Definition
- The conventional definition: self-employment — a business you run yourself (typically including one-person corporations)
- My definition: “Running my own business” means using my time freely and earning in proportion to what I put in.
My Business Experience
A while back, I left my job and founded an AI startup with a talented friend of mine. We’d raised seed funding, so as CTO I was able to dive straight into designing and building the product, and we ran the company for over a year.
What I loved most about that time were the many different flavors of “freedom” I got to taste in all sorts of situations.
I wrote down everything I’d enjoyed, and three common patterns surfaced.
A: ⟨Freedom over my own time⟩
B: ⟨Autonomy: freedom to make my own decisions⟩
C: ⟨With great freedom comes great responsibility⟩
A: Coming in to work anywhere between 9 and 10 AM
A: Being able to work from home when something urgent came up (our baby had just been born)
B: Acting on new hypotheses and ideas the moment they came to me (short cycles, many attempts)
A: Clocking out at 5 PM sharp → evenings spent with my family
A: Unhurried walks at lunchtime
B: Because I worked on my own ideas and my own terms, I didn’t carry the worries home after hours
C: A livable salary (thanks to the seed investment)

Conclusion
Running my own business is my next goal.
So, What1?: Finding a goal that meets all of these conditions
A: ⟨Freedom over my own time⟩
=> Not being tied to any particular work format (remote, on-site, abroad, outside the city, day or night)
B: ⟨Autonomy: freedom to make my own decisions⟩
=> Executing new ideas on my own terms
=> Trying fast, failing fast
=> Even after one strategy works, I want to keep building more.

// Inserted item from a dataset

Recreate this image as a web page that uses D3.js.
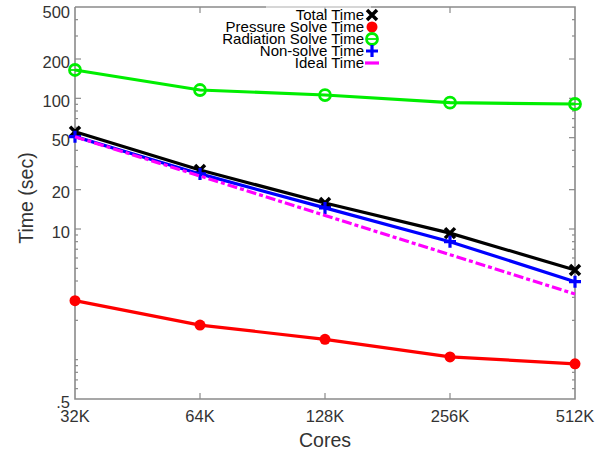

C: ⟨With great freedom comes great responsibility⟩
=> I have to be able to make a living. (At least 4 million won a month.)

And that, for me, is quantitative trading.
(+) It also gives me the kind of numbers-driven, structured-output improvement loops I naturally gravitate toward.
#Statistics #Data
I’ve toyed with plenty of other ideas — building 100 apps, for instance — but nothing else fits the way quant does.